Ultimately this algorithm uses the system RNG (or a library RNG) simply as an indexer into a large array (the image) of unpredictable numbers. The current picture is changed every “x” calls to Random(), where “x” represents a tradeoff between possibly repeating values (due to a poor RNG or an image with too few distinct colors) and performance.
Not being a mathematician (or, indeed, even having a CS qualification of any kind) I’d be interested in comments on potential flaws in this approach (I’m sure there are many).
I hope this comment will bubble up.
Post has a lot of good details, but there is a problem with the second code in C#.
var cards = Enumerable.Range(0, 51);
var shuffledcards = cards.OrderBy(a => Guid.NewGuid());
There are two problems with it covered by Eric Lippert:
Do not use a random function as a comparator and feed that to a sorting algorithm. Sort algorithms are permitted to do anything they please if the comparator is bad, including crashing, and including producing non-random results. As Microsoft recently found out, it is extremely embarrassing to get a simple algorithm like this wrong.
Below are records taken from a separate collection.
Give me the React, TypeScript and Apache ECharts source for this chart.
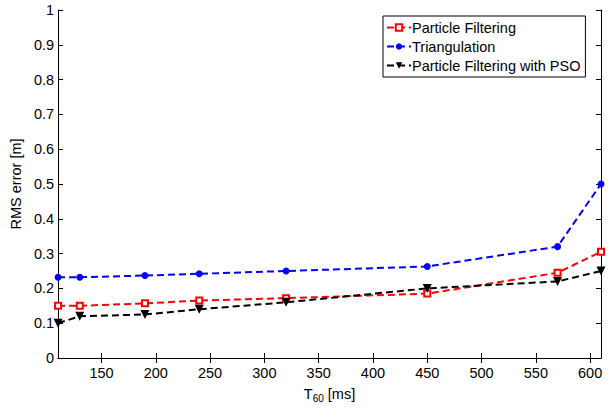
import React, { useEffect, useRef } from "react";
import * as echarts from "echarts";

const xValues = [110, 130, 190, 240, 320, 450, 570, 610];
const particleFiltering = [0.15, 0.15, 0.157, 0.165, 0.172, 0.185, 0.245, 0.305];
const triangulation = [0.232, 0.232, 0.237, 0.242, 0.25, 0.263, 0.32, 0.5];
const pfWithPso = [0.1, 0.12, 0.125, 0.14, 0.16, 0.2, 0.22, 0.25];
const xTicks = [150, 200, 250, 300, 350, 400, 450, 500, 550, 600];
const seriesNames = ["Particle Filtering", "Triangulation", "Particle Filtering with PSO"];

const FONT = "Liberation Sans, Arial, Helvetica, sans-serif";
const FS = 14.5;

export default function App() {
  const ref = useRef<HTMLDivElement>(null);
  useEffect(() => {
    if (!ref.current) return;
    const chart = echarts.init(ref.current, undefined, { renderer: "svg" });
    const pair = (ys: number[]) => xValues.map((x, i) => [x, ys[i]]);
    const axisLine = { show: true, lineStyle: { color: "#000", width: 1 } };
    const tickStyle = { show: true, inside: true, length: 5, lineStyle: { color: "#000" } };
    chart.setOption({
      animation: false,
      backgroundColor: "#fff",
      textStyle: { fontFamily: FONT },
      grid: { left: 55, right: 7, top: 10, bottom: 42 },
      legend: {
        orient: "vertical",
        left: 383,
        top: 16,
        data: seriesNames,
        backgroundColor: "#fff",
        borderColor: "#000",
        borderWidth: 1,
        borderRadius: 0,
        padding: [3, 5, 3, 3],
        itemGap: 2,
        itemWidth: 24,
        itemHeight: 8,
        textStyle: { fontSize: FS, color: "#000", fontFamily: FONT, padding: [0, 0, 0, -4], lineHeight: 17 },
      },
      xAxis: [
        {
          type: "value",
          min: 110,
          max: 610,
          position: "bottom",
          axisLine,
          axisTick: { ...tickStyle, customValues: xTicks },
          axisLabel: { customValues: xTicks, fontSize: FS, color: "#000", fontFamily: FONT, margin: 7 },
          splitLine: { show: false },
          name: "{a|T}{s|60}{a| [ms]}",
          nameLocation: "middle",
          nameGap: 26,
          nameTextStyle: {
            rich: {
              a: { fontSize: FS, color: "#000", fontFamily: FONT },
              s: { fontSize: 10, color: "#000", fontFamily: FONT, padding: [9, 0, 0, 0] },
            },
          },
        },
        {
          type: "value",
          min: 110,
          max: 610,
          position: "top",
          axisLine,
          axisTick: { ...tickStyle, customValues: xTicks },
          axisLabel: { show: false },
          splitLine: { show: false },
        },
      ],
      yAxis: [
        {
          type: "value",
          min: 0,
          max: 1,
          interval: 0.1,
          position: "left",
          axisLine,
          axisTick: tickStyle,
          axisLabel: {
            fontSize: FS,
            color: "#000",
            fontFamily: FONT,
            margin: 4,
            formatter: (v: number) => String(Math.round(v * 10) / 10),
          },
          splitLine: { show: false },
          name: "RMS error [m]",
          nameLocation: "middle",
          nameGap: 35,
          nameTextStyle: { fontSize: FS, color: "#000", fontFamily: FONT },
        },
        {
          type: "value",
          min: 0,
          max: 1,
          interval: 0.1,
          position: "right",
          axisLine,
          axisTick: tickStyle,
          axisLabel: { show: false },
          splitLine: { show: false },
        },
      ],
      series: [
        {
          name: seriesNames[0],
          type: "line",
          data: pair(particleFiltering),
          symbol: "rect",
          symbolSize: 6,
          lineStyle: { color: "#ff0000", width: 2, type: [7, 4] },
          itemStyle: { color: "#ffffff", borderColor: "#ff0000", borderWidth: 2 },
          z: 3,
        },
        {
          name: seriesNames[1],
          type: "line",
          data: pair(triangulation),
          symbol: "circle",
          symbolSize: 7,
          lineStyle: { color: "#0000ff", width: 2, type: [7, 4] },
          itemStyle: { color: "#0000ff" },
          z: 3,
        },
        {
          name: seriesNames[2],
          type: "line",
          data: pair(pfWithPso),
          symbol: "triangle",
          symbolRotate: 180,
          symbolSize: 9,
          lineStyle: { color: "#000000", width: 2, type: [7, 4] },
          itemStyle: { color: "#000000" },
          z: 3,
        },
      ],
    });
    return () => chart.dispose();
  }, []);
  return <div ref={ref} style={{ position: "fixed", left: 0, top: 0, width: 608, height: 408 }} />;
}
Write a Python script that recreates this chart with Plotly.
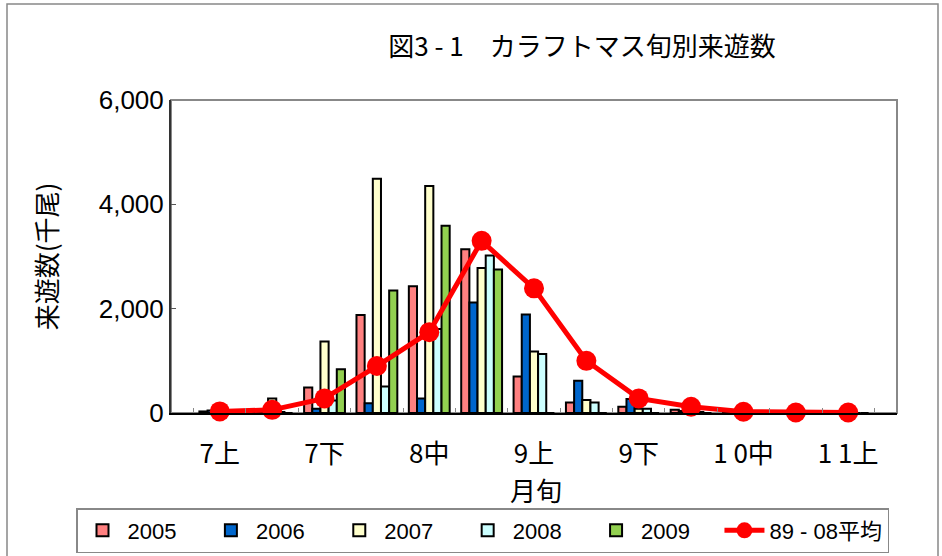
import plotly.graph_objects as go

categories = ["7上", "7中", "7下", "8上", "8中", "8下", "9上", "9中", "9下", "10上", "10中", "10下", "11上"]
tick_text = ["7上", "", "7下", "", "8中", "", "9上", "", "9下", "", "1 0中", "", "1 1上"]

s2005 = [30, 10, 490, 1880, 2430, 3140, 700, 200, 120, 60, 10, 0, 0]
s2006 = [50, 10, 80, 185, 280, 2120, 1890, 620, 270, 40, 10, 0, 0]
s2007 = [30, 280, 1370, 4490, 4350, 2780, 1180, 250, 80, 20, 0, 0, 0]
s2008 = [10, 20, 240, 510, 1610, 3020, 1130, 200, 80, 20, 0, 0, 0]
s2009 = [0, 0, 840, 2350, 3590, 2750, 0, 0, 0, 0, 0, 0, 0]
avg_89_08 = [30, 60, 280, 900, 1550, 3300, 2390, 1000, 280, 120, 25, 10, 10]

series_names = ["2005", "2006", "2007", "2008", "2009"]
series_vals = [s2005, s2006, s2007, s2008, s2009]
series_colors = ["#FF8080", "#0066CC", "#FFFFCC", "#CCFFFF", "#92D050"]

JP = "Noto Sans CJK JP"
LAT = "Liberation Sans, Arial"
PAD = "\u00a0" * 4

fig = go.Figure()
for name, vals, col in zip(series_names, series_vals, series_colors):
    fig.add_trace(go.Bar(
        x=categories, y=vals, name=name + PAD,
        marker=dict(color=col, line=dict(color="black", width=2)),
    ))

fig.add_trace(go.Scatter(
    x=categories, y=avg_89_08, name="89 - 08平均",
    mode="lines+markers",
    line=dict(color="#FF0000", width=5),
    marker=dict(color="#FF0000", size=20),
    cliponaxis=False,
))

L, R, T, B = 171, 45, 100, 143
W, H = 942, 556
pw, ph = W - L - R, H - T - B

def px(x):
    return (x - L) / pw

def py(y):
    return (H - B - y) / ph

fig.update_layout(
    width=W, height=H,
    margin=dict(l=L, r=R, t=T, b=B, autoexpand=False),
    paper_bgcolor="white", plot_bgcolor="white",
    barmode="group", bargap=0.22, bargroupgap=0,
    title=dict(text="図3 - 1　カラフトマス旬別来遊数", x=(582) / W, xanchor="center",
               y=1 - 47 / H, yanchor="middle",
               font=dict(family=JP, size=26, color="black")),
    showlegend=True,
    legend=dict(orientation="h", x=px(76), xanchor="left", y=py(553), yanchor="bottom",
                bordercolor="#888888", borderwidth=1.5, bgcolor="white",
                font=dict(family=LAT + ", " + JP, size=22, color="black"),
                itemwidth=40, tracegroupgap=0),
    xaxis=dict(
        type="category",
        tickmode="array", tickvals=categories, ticktext=tick_text,
        tickson="boundaries", ticks="inside", ticklen=5, tickcolor="#888888",
        tickangle=0, automargin=False,
        showline=True, linecolor="black", linewidth=2,
        showgrid=False, zeroline=False,
        tickfont=dict(family=JP, size=26, color="black"),
        ticklabelstandoff=17,
    ),
    yaxis=dict(
        range=[0, 6000], dtick=2000, tickformat=",",
        ticks="inside", ticklen=5, tickcolor="#555555", automargin=False,
        showline=True, linecolor="#333333", linewidth=2,
        showgrid=False, zeroline=False,
        tickfont=dict(family=LAT, size=26, color="black"),
        title=dict(text="来遊数(千尾)", font=dict(family=JP, size=26, color="black"), standoff=34),
    ),
    annotations=[
        dict(text="月旬", xref="paper", yref="paper", x=px(536), y=py(489),
             xanchor="center", yanchor="middle", showarrow=False,
             font=dict(family=JP, size=26, color="black")),
    ],
    shapes=[
        dict(type="rect", xref="paper", yref="paper", x0=0, x1=1, y0=0, y1=1,
             line=dict(color="#888888", width=2), layer="below"),
        dict(type="rect", xref="paper", yref="paper", x0=px(7), x1=px(938), y0=py(560), y1=py(4),
             line=dict(color="#888888", width=1.5), layer="below"),
    ],
)

fig.write_html("out.html", config={"displayModeBar": False},
               post_script="document.body.style.margin='0';")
Do not sort on a "random" GUID as your key. GUIDs are guaranteed to be unique. They are not guaranteed to be randomly ordered. It is perfectly legal for an implementation to spit out consecutive GUIDs.
Kind Regards,
Lukas M
Funny story. I had to create an algorithm in C# that would shuffle 2 lists in a database that we had yet to get from the client. After much head-banging and learning about RNG, i discovered the total length of our 2 lists we needed to shuffle. 4 and 26. Hence 4 factorial and 26 factorial.